▸ STATED TASK: Repeat the material below exactly, with no pictures.

▸ PROVIDED MATERIAL:
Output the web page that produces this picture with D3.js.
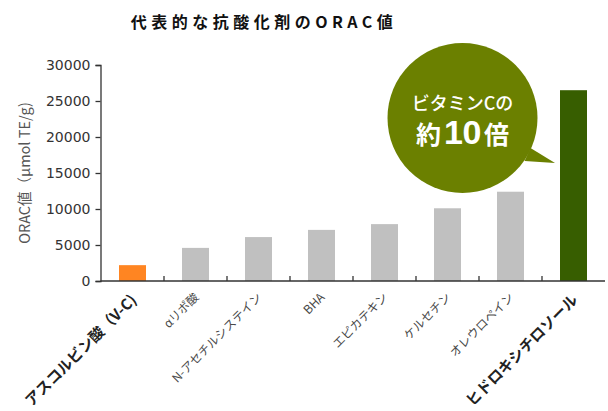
<!DOCTYPE html>
<html><head><meta charset="utf-8">
<script src="https://cdn.jsdelivr.net/npm/d3@7/dist/d3.min.js"></script>
<style>body{margin:0;background:#fff}svg{display:block}</style>
</head><body><svg id="c" width="608" height="411"></svg>
<script>
const categories = ["アスコルビン酸（V-C)","αリポ酸","N-アセチルシステイン","BHA","エピカテキン","ケルセチン","オレウロペイン","ヒドロキシチロソール"];
const values = [2200, 4600, 6100, 7100, 7900, 10100, 12400, 26500];
const barColors = ["#FF8522","#C0C0C0","#C0C0C0","#C0C0C0","#C0C0C0","#C0C0C0","#C0C0C0","#375E00"];
const emphasis = [true,false,false,false,false,false,false,true];
const yTicks = [0,5000,10000,15000,20000,25000,30000];
const title = "代表的な抗酸化剤のORAC値";
const yLabel = "ORAC値（μmol TE/g)";
const bubbleLines = ["ビタミンCの","約","10","倍"];

const svg = d3.select("#c");
const JP = "'Noto Sans CJK JP','Noto Sans',sans-serif";
const xb = d3.scaleBand().domain(categories).range([101,605]);
const y = d3.scaleLinear().domain([0,30000]).range([281,65]);

svg.append("text").attr("x",264).attr("y",28).attr("text-anchor","middle")
  .attr("font-family",JP).attr("font-weight","bold").attr("font-size",16)
  .attr("letter-spacing",4.5).attr("fill","#111").text(title);

// bars
svg.selectAll("rect.bar").data(values).join("rect").attr("class","bar")
  .attr("x",(d,i)=>xb(categories[i])+xb.bandwidth()/2-13.5).attr("width",27)
  .attr("y",d=>y(d)).attr("height",d=>y(0)-y(d)).attr("fill",(d,i)=>barColors[i]);

// y axis
const ya = svg.append("g").attr("transform","translate(100.5,0)")
  .call(d3.axisLeft(y).tickValues(yTicks).tickSize(5).tickPadding(5).tickFormat(d3.format("d")));
ya.select(".domain").attr("stroke","#333").attr("stroke-width",1.3);
ya.selectAll(".tick line").attr("stroke","#333").attr("stroke-width",1.3);
ya.selectAll(".tick text").attr("font-family","'DejaVu Sans',sans-serif").attr("font-size",14).attr("fill","#333");

// x axis
const xa = svg.append("g").attr("transform","translate(0,281)")
  .call(d3.axisBottom(xb).tickSize(0).tickFormat(""));
xa.select(".domain").attr("stroke","#333").attr("stroke-width",1.6).attr("d","M100.5,0H605");
xa.selectAll(".tick line").remove();
svg.selectAll("line.sep").data(categories.slice(1)).join("line").attr("class","sep")
  .attr("x1",d=>xb(d)).attr("x2",d=>xb(d)).attr("y1",281).attr("y2",276)
  .attr("stroke","#333").attr("stroke-width",1.3);

// x labels
svg.selectAll("text.xl").data(categories).join("text").attr("class","xl")
  .attr("transform",(d,i)=>{const cx=xb(d)+xb.bandwidth()/2; return emphasis[i]?`translate(${cx+5},${301}) rotate(-45)`:`translate(${cx+4},${298}) rotate(-45)`;})
  .attr("text-anchor","end").attr("font-family",JP)
  .attr("font-size",(d,i)=>emphasis[i]?15:12).attr("font-weight",(d,i)=>emphasis[i]?"bold":"normal")
  .attr("fill",(d,i)=>emphasis[i]?"#222":"#4a4a4a").text(d=>d);

// y label
svg.append("text").attr("transform","translate(30,173) rotate(-90)").attr("text-anchor","middle")
  .attr("font-family",JP).attr("font-size",14.5).attr("fill","#555").text(yLabel);

// bubble
const bx=462.5, by=118, br=75;
const bub = svg.append("g");
bub.append("circle").attr("cx",bx).attr("cy",by).attr("r",br).attr("fill","#6B8000");
bub.append("path").attr("d",`M${bx+68},${by+30}L555,163L${bx+62},${by+43}Z`).attr("fill","#6B8000");
bub.append("text").attr("x",bx).attr("y",by-8).attr("text-anchor","middle").attr("font-family",JP)
  .attr("font-size",18).attr("fill","#fff").attr("font-weight","500").text(bubbleLines[0]);
const t2 = bub.append("text").attr("x",bx).attr("y",by+26).attr("text-anchor","middle").attr("font-family",JP)
  .attr("fill","#fff").attr("font-weight","bold");
t2.append("tspan").attr("font-size",25).text(bubbleLines[1]);
t2.append("tspan").attr("font-size",34).attr("dx",3).attr("font-family","'Liberation Sans',Arial,sans-serif").attr("letter-spacing",-0.5).text(bubbleLines[2]);
t2.append("tspan").attr("font-size",25).attr("dx",3).text(bubbleLines[3]);
</script></body></html>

▸ THE RESPONSE:
Output the web page that produces this picture with D3.js.
<!DOCTYPE html>
<html><head><meta charset="utf-8">
<script src="https://cdn.jsdelivr.net/npm/d3@7/dist/d3.min.js"></script>
<style>body{margin:0;background:#fff}svg{display:block}</style>
</head><body><svg id="c" width="608" height="411"></svg>
<script>
const categories = ["アスコルビン酸（V-C)","αリポ酸","N-アセチルシステイン","BHA","エピカテキン","ケルセチン","オレウロペイン","ヒドロキシチロソール"];
const values = [2200, 4600, 6100, 7100, 7900, 10100, 12400, 26500];
const barColors = ["#FF8522","#C0C0C0","#C0C0C0","#C0C0C0","#C0C0C0","#C0C0C0","#C0C0C0","#375E00"];
const emphasis = [true,false,false,false,false,false,false,true];
const yTicks = [0,5000,10000,15000,20000,25000,30000];
const title = "代表的な抗酸化剤のORAC値";
const yLabel = "ORAC値（μmol TE/g)";
const bubbleLines = ["ビタミンCの","約","10","倍"];

const svg = d3.select("#c");
const JP = "'Noto Sans CJK JP','Noto Sans',sans-serif";
const xb = d3.scaleBand().domain(categories).range([101,605]);
const y = d3.scaleLinear().domain([0,30000]).range([281,65]);

svg.append("text").attr("x",264).attr("y",28).attr("text-anchor","middle")
  .attr("font-family",JP).attr("font-weight","bold").attr("font-size",16)
  .attr("letter-spacing",4.5).attr("fill","#111").text(title);

// bars
svg.selectAll("rect.bar").data(values).join("rect").attr("class","bar")
  .attr("x",(d,i)=>xb(categories[i])+xb.bandwidth()/2-13.5).attr("width",27)
  .attr("y",d=>y(d)).attr("height",d=>y(0)-y(d)).attr("fill",(d,i)=>barColors[i]);

// y axis
const ya = svg.append("g").attr("transform","translate(100.5,0)")
  .call(d3.axisLeft(y).tickValues(yTicks).tickSize(5).tickPadding(5).tickFormat(d3.format("d")));
ya.select(".domain").attr("stroke","#333").attr("stroke-width",1.3);
ya.selectAll(".tick line").attr("stroke","#333").attr("stroke-width",1.3);
ya.selectAll(".tick text").attr("font-family","'DejaVu Sans',sans-serif").attr("font-size",14).attr("fill","#333");

// x axis
const xa = svg.append("g").attr("transform","translate(0,281)")
  .call(d3.axisBottom(xb).tickSize(0).tickFormat(""));
xa.select(".domain").attr("stroke","#333").attr("stroke-width",1.6).attr("d","M100.5,0H605");
xa.selectAll(".tick line").remove();
svg.selectAll("line.sep").data(categories.slice(1)).join("line").attr("class","sep")
  .attr("x1",d=>xb(d)).attr("x2",d=>xb(d)).attr("y1",281).attr("y2",276)
  .attr("stroke","#333").attr("stroke-width",1.3);

// x labels
svg.selectAll("text.xl").data(categories).join("text").attr("class","xl")
  .attr("transform",(d,i)=>{const cx=xb(d)+xb.bandwidth()/2; return emphasis[i]?`translate(${cx+5},${301}) rotate(-45)`:`translate(${cx+4},${298}) rotate(-45)`;})
  .attr("text-anchor","end").attr("font-family",JP)
  .attr("font-size",(d,i)=>emphasis[i]?15:12).attr("font-weight",(d,i)=>emphasis[i]?"bold":"normal")
  .attr("fill",(d,i)=>emphasis[i]?"#222":"#4a4a4a").text(d=>d);

// y label
svg.append("text").attr("transform","translate(30,173) rotate(-90)").attr("text-anchor","middle")
  .attr("font-family",JP).attr("font-size",14.5).attr("fill","#555").text(yLabel);

// bubble
const bx=462.5, by=118, br=75;
const bub = svg.append("g");
bub.append("circle").attr("cx",bx).attr("cy",by).attr("r",br).attr("fill","#6B8000");
bub.append("path").attr("d",`M${bx+68},${by+30}L555,163L${bx+62},${by+43}Z`).attr("fill","#6B8000");
bub.append("text").attr("x",bx).attr("y",by-8).attr("text-anchor","middle").attr("font-family",JP)
  .attr("font-size",18).attr("fill","#fff").attr("font-weight","500").text(bubbleLines[0]);
const t2 = bub.append("text").attr("x",bx).attr("y",by+26).attr("text-anchor","middle").attr("font-family",JP)
  .attr("fill","#fff").attr("font-weight","bold");
t2.append("tspan").attr("font-size",25).text(bubbleLines[1]);
t2.append("tspan").attr("font-size",34).attr("dx",3).attr("font-family","'Liberation Sans',Arial,sans-serif").attr("letter-spacing",-0.5).text(bubbleLines[2]);
t2.append("tspan").attr("font-size",25).attr("dx",3).text(bubbleLines[3]);
</script></body></html>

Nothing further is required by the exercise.